[START INFORMATION SHOWN]
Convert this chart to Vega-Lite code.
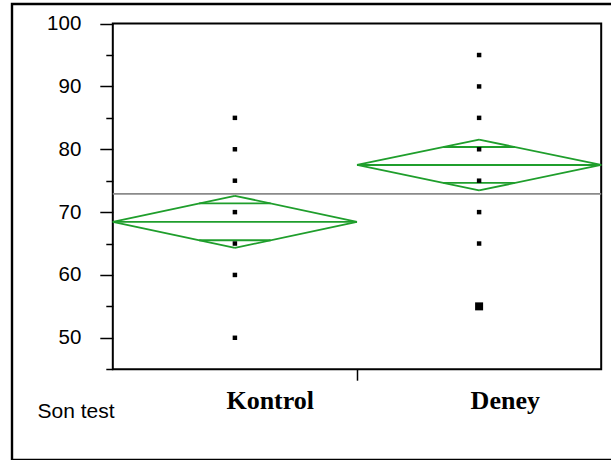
{
  "$schema": "https://vega.github.io/schema/vega-lite/v6.json",
  "width": 603,
  "height": 456,
  "autosize": {"type": "none"},
  "padding": {"left": 12, "top": 4, "right": 0, "bottom": 0},
  "background": "white",
  "config": {
    "view": {"stroke": "black", "strokeWidth": 2.4},
    "axis": {"grid": false, "domain": false}
  },
  "datasets": {
    "obs": [
      {"grup": "Kontrol", "gi": 1, "skor": 85, "n": 1},
      {"grup": "Kontrol", "gi": 1, "skor": 80, "n": 1},
      {"grup": "Kontrol", "gi": 1, "skor": 75, "n": 1},
      {"grup": "Kontrol", "gi": 1, "skor": 70, "n": 1},
      {"grup": "Kontrol", "gi": 1, "skor": 65, "n": 1},
      {"grup": "Kontrol", "gi": 1, "skor": 60, "n": 1},
      {"grup": "Kontrol", "gi": 1, "skor": 50, "n": 1},
      {"grup": "Deney", "gi": 2, "skor": 95, "n": 1},
      {"grup": "Deney", "gi": 2, "skor": 90, "n": 1},
      {"grup": "Deney", "gi": 2, "skor": 85, "n": 1},
      {"grup": "Deney", "gi": 2, "skor": 80, "n": 1},
      {"grup": "Deney", "gi": 2, "skor": 75, "n": 1},
      {"grup": "Deney", "gi": 2, "skor": 70, "n": 1},
      {"grup": "Deney", "gi": 2, "skor": 65, "n": 1},
      {"grup": "Deney", "gi": 2, "skor": 55, "n": 2}
    ],
    "seg": [
      {"grup": "Kontrol", "parca": "sol-ust", "xa": 0.5, "ya": 68.45, "xb": 1.0, "yb": 72.6},
      {"grup": "Kontrol", "parca": "sag-ust", "xa": 1.0, "ya": 72.6, "xb": 1.5, "yb": 68.45},
      {"grup": "Kontrol", "parca": "sag-alt", "xa": 1.5, "ya": 68.45, "xb": 1.0, "yb": 64.3},
      {"grup": "Kontrol", "parca": "sol-alt", "xa": 1.0, "ya": 64.3, "xb": 0.5, "yb": 68.45},
      {"grup": "Kontrol", "parca": "ortalama", "xa": 0.5, "ya": 68.45, "xb": 1.5, "yb": 68.45},
      {"grup": "Kontrol", "parca": "ust-cakisma", "xa": 0.8536, "ya": 71.38, "xb": 1.1464, "yb": 71.38},
      {"grup": "Kontrol", "parca": "alt-cakisma", "xa": 0.8536, "ya": 65.52, "xb": 1.1464, "yb": 65.52},
      {"grup": "Deney", "parca": "sol-ust", "xa": 1.5, "ya": 77.5, "xb": 2.0, "yb": 81.55},
      {"grup": "Deney", "parca": "sag-ust", "xa": 2.0, "ya": 81.55, "xb": 2.5, "yb": 77.5},
      {"grup": "Deney", "parca": "sag-alt", "xa": 2.5, "ya": 77.5, "xb": 2.0, "yb": 73.45},
      {"grup": "Deney", "parca": "sol-alt", "xa": 2.0, "ya": 73.45, "xb": 1.5, "yb": 77.5},
      {"grup": "Deney", "parca": "ortalama", "xa": 1.5, "ya": 77.5, "xb": 2.5, "yb": 77.5},
      {"grup": "Deney", "parca": "ust-cakisma", "xa": 1.8536, "ya": 80.36, "xb": 2.1464, "yb": 80.36},
      {"grup": "Deney", "parca": "alt-cakisma", "xa": 1.8536, "ya": 74.64, "xb": 2.1464, "yb": 74.64}
    ],
    "genel": [{"xa": 0.5, "xb": 2.5, "ya": 72.9}],
    "cerceve": [{"xa": 0.5, "xb": 2.5, "ya": 45, "yb": 100}]
  },
  "layer": [
    {
      "data": {"name": "cerceve"},
      "mark": {"type": "rect", "fill": null, "fillOpacity": 0, "stroke": "black", "strokeWidth": 2},
      "encoding": {
        "x": {
          "field": "xa", "type": "quantitative",
          "scale": {"domain": [0.0872, 2.5565], "nice": false, "zero": false},
          "axis": {
            "values": [1, 1.5, 2],
            "labelExpr": "datum.value == 1 ? 'Kontrol' : (datum.value == 2 ? 'Deney' : '')",
            "tickOpacity": {"condition": {"test": "datum.value == 1.5", "value": 1}, "value": 0},
            "tickSize": 11,
            "tickWidth": 1.5,
            "tickColor": "black",
            "offset": -90.8,
            "labelAlign": "left",
            "labelOffset": -9,
            "labelBaseline": "alphabetic",
            "labelPadding": 28,
            "labelFont": "Liberation Serif",
            "labelFontWeight": "bold",
            "labelFontSize": 26,
            "labelColor": "black",
            "labelFlush": false,
            "labelOverlap": false,
            "title": "Son test",
            "titleFont": "Liberation Sans",
            "titleFontWeight": "normal",
            "titleFontSize": 21,
            "titleColor": "black",
            "titleAlign": "left",
            "titleBaseline": "alphabetic",
            "titleX": 25,
            "titleY": 48
          }
        },
        "x2": {"field": "xb"},
        "y": {
          "field": "ya", "type": "quantitative",
          "scale": {"domain": [30.55, 103.12], "nice": false, "zero": false},
          "axis": {
            "values": [45, 50, 55, 60, 65, 70, 75, 80, 85, 90, 95, 100],
            "labelExpr": "datum.value % 10 === 0 ? datum.label : ''",
            "tickSize": {"condition": {"test": "datum.value % 10 === 0", "value": 13}, "value": 7},
            "tickWidth": 1.5,
            "tickColor": "black",
            "offset": -100.8,
            "labelPadding": 19,
            "labelFont": "Liberation Sans",
            "labelFontSize": 20.5,
            "labelColor": "black",
            "labelFlush": false,
            "labelOverlap": false,
            "title": null
          }
        },
        "y2": {"field": "yb"}
      }
    },
    {
      "data": {"name": "genel"},
      "mark": {"type": "rule", "color": "#8a8a8a", "strokeWidth": 1.6},
      "encoding": {
        "x": {"field": "xa", "type": "quantitative"},
        "x2": {"field": "xb"},
        "y": {"field": "ya", "type": "quantitative"}
      }
    },
    {
      "data": {"name": "seg"},
      "mark": {"type": "rule", "color": "#1f9e2c", "strokeWidth": 1.8},
      "encoding": {
        "x": {"field": "xa", "type": "quantitative"},
        "x2": {"field": "xb"},
        "y": {"field": "ya", "type": "quantitative"},
        "y2": {"field": "yb"}
      }
    },
    {
      "data": {"name": "obs"},
      "mark": {"type": "square", "filled": true, "color": "black", "opacity": 1},
      "encoding": {
        "x": {"field": "gi", "type": "quantitative"},
        "y": {"field": "skor", "type": "quantitative"},
        "size": {"field": "n", "type": "quantitative", "scale": {"domain": [1, 2], "range": [20, 64]}, "legend": null}
      }
    }
  ]
}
[END INFORMATION SHOWN]
*YOUR TASK*: Set the listing down in full and exactly. Pictures within it should not appear in the copy.

*THE COMPLETED TASK*:
Convert this chart to Vega-Lite code.
{
  "$schema": "https://vega.github.io/schema/vega-lite/v6.json",
  "width": 603,
  "height": 456,
  "autosize": {"type": "none"},
  "padding": {"left": 12, "top": 4, "right": 0, "bottom": 0},
  "background": "white",
  "config": {
    "view": {"stroke": "black", "strokeWidth": 2.4},
    "axis": {"grid": false, "domain": false}
  },
  "datasets": {
    "obs": [
      {"grup": "Kontrol", "gi": 1, "skor": 85, "n": 1},
      {"grup": "Kontrol", "gi": 1, "skor": 80, "n": 1},
      {"grup": "Kontrol", "gi": 1, "skor": 75, "n": 1},
      {"grup": "Kontrol", "gi": 1, "skor": 70, "n": 1},
      {"grup": "Kontrol", "gi": 1, "skor": 65, "n": 1},
      {"grup": "Kontrol", "gi": 1, "skor": 60, "n": 1},
      {"grup": "Kontrol", "gi": 1, "skor": 50, "n": 1},
      {"grup": "Deney", "gi": 2, "skor": 95, "n": 1},
      {"grup": "Deney", "gi": 2, "skor": 90, "n": 1},
      {"grup": "Deney", "gi": 2, "skor": 85, "n": 1},
      {"grup": "Deney", "gi": 2, "skor": 80, "n": 1},
      {"grup": "Deney", "gi": 2, "skor": 75, "n": 1},
      {"grup": "Deney", "gi": 2, "skor": 70, "n": 1},
      {"grup": "Deney", "gi": 2, "skor": 65, "n": 1},
      {"grup": "Deney", "gi": 2, "skor": 55, "n": 2}
    ],
    "seg": [
      {"grup": "Kontrol", "parca": "sol-ust", "xa": 0.5, "ya": 68.45, "xb": 1.0, "yb": 72.6},
      {"grup": "Kontrol", "parca": "sag-ust", "xa": 1.0, "ya": 72.6, "xb": 1.5, "yb": 68.45},
      {"grup": "Kontrol", "parca": "sag-alt", "xa": 1.5, "ya": 68.45, "xb": 1.0, "yb": 64.3},
      {"grup": "Kontrol", "parca": "sol-alt", "xa": 1.0, "ya": 64.3, "xb": 0.5, "yb": 68.45},
      {"grup": "Kontrol", "parca": "ortalama", "xa": 0.5, "ya": 68.45, "xb": 1.5, "yb": 68.45},
      {"grup": "Kontrol", "parca": "ust-cakisma", "xa": 0.8536, "ya": 71.38, "xb": 1.1464, "yb": 71.38},
      {"grup": "Kontrol", "parca": "alt-cakisma", "xa": 0.8536, "ya": 65.52, "xb": 1.1464, "yb": 65.52},
      {"grup": "Deney", "parca": "sol-ust", "xa": 1.5, "ya": 77.5, "xb": 2.0, "yb": 81.55},
      {"grup": "Deney", "parca": "sag-ust", "xa": 2.0, "ya": 81.55, "xb": 2.5, "yb": 77.5},
      {"grup": "Deney", "parca": "sag-alt", "xa": 2.5, "ya": 77.5, "xb": 2.0, "yb": 73.45},
      {"grup": "Deney", "parca": "sol-alt", "xa": 2.0, "ya": 73.45, "xb": 1.5, "yb": 77.5},
      {"grup": "Deney", "parca": "ortalama", "xa": 1.5, "ya": 77.5, "xb": 2.5, "yb": 77.5},
      {"grup": "Deney", "parca": "ust-cakisma", "xa": 1.8536, "ya": 80.36, "xb": 2.1464, "yb": 80.36},
      {"grup": "Deney", "parca": "alt-cakisma", "xa": 1.8536, "ya": 74.64, "xb": 2.1464, "yb": 74.64}
    ],
    "genel": [{"xa": 0.5, "xb": 2.5, "ya": 72.9}],
    "cerceve": [{"xa": 0.5, "xb": 2.5, "ya": 45, "yb": 100}]
  },
  "layer": [
    {
      "data": {"name": "cerceve"},
      "mark": {"type": "rect", "fill": null, "fillOpacity": 0, "stroke": "black", "strokeWidth": 2},
      "encoding": {
        "x": {
          "field": "xa", "type": "quantitative",
          "scale": {"domain": [0.0872, 2.5565], "nice": false, "zero": false},
          "axis": {
            "values": [1, 1.5, 2],
            "labelExpr": "datum.value == 1 ? 'Kontrol' : (datum.value == 2 ? 'Deney' : '')",
            "tickOpacity": {"condition": {"test": "datum.value == 1.5", "value": 1}, "value": 0},
            "tickSize": 11,
            "tickWidth": 1.5,
            "tickColor": "black",
            "offset": -90.8,
            "labelAlign": "left",
            "labelOffset": -9,
            "labelBaseline": "alphabetic",
            "labelPadding": 28,
            "labelFont": "Liberation Serif",
            "labelFontWeight": "bold",
            "labelFontSize": 26,
            "labelColor": "black",
            "labelFlush": false,
            "labelOverlap": false,
            "title": "Son test",
            "titleFont": "Liberation Sans",
            "titleFontWeight": "normal",
            "titleFontSize": 21,
            "titleColor": "black",
            "titleAlign": "left",
            "titleBaseline": "alphabetic",
            "titleX": 25,
            "titleY": 48
          }
        },
        "x2": {"field": "xb"},
        "y": {
          "field": "ya", "type": "quantitative",
          "scale": {"domain": [30.55, 103.12], "nice": false, "zero": false},
          "axis": {
            "values": [45, 50, 55, 60, 65, 70, 75, 80, 85, 90, 95, 100],
            "labelExpr": "datum.value % 10 === 0 ? datum.label : ''",
            "tickSize": {"condition": {"test": "datum.value % 10 === 0", "value": 13}, "value": 7},
            "tickWidth": 1.5,
            "tickColor": "black",
            "offset": -100.8,
            "labelPadding": 19,
            "labelFont": "Liberation Sans",
            "labelFontSize": 20.5,
            "labelColor": "black",
            "labelFlush": false,
            "labelOverlap": false,
            "title": null
          }
        },
        "y2": {"field": "yb"}
      }
    },
    {
      "data": {"name": "genel"},
      "mark": {"type": "rule", "color": "#8a8a8a", "strokeWidth": 1.6},
      "encoding": {
        "x": {"field": "xa", "type": "quantitative"},
        "x2": {"field": "xb"},
        "y": {"field": "ya", "type": "quantitative"}
      }
    },
    {
      "data": {"name": "seg"},
      "mark": {"type": "rule", "color": "#1f9e2c", "strokeWidth": 1.8},
      "encoding": {
        "x": {"field": "xa", "type": "quantitative"},
        "x2": {"field": "xb"},
        "y": {"field": "ya", "type": "quantitative"},
        "y2": {"field": "yb"}
      }
    },
    {
      "data": {"name": "obs"},
      "mark": {"type": "square", "filled": true, "color": "black", "opacity": 1},
      "encoding": {
        "x": {"field": "gi", "type": "quantitative"},
        "y": {"field": "skor", "type": "quantitative"},
        "size": {"field": "n", "type": "quantitative", "scale": {"domain": [1, 2], "range": [20, 64]}, "legend": null}
      }
    }
  ]
}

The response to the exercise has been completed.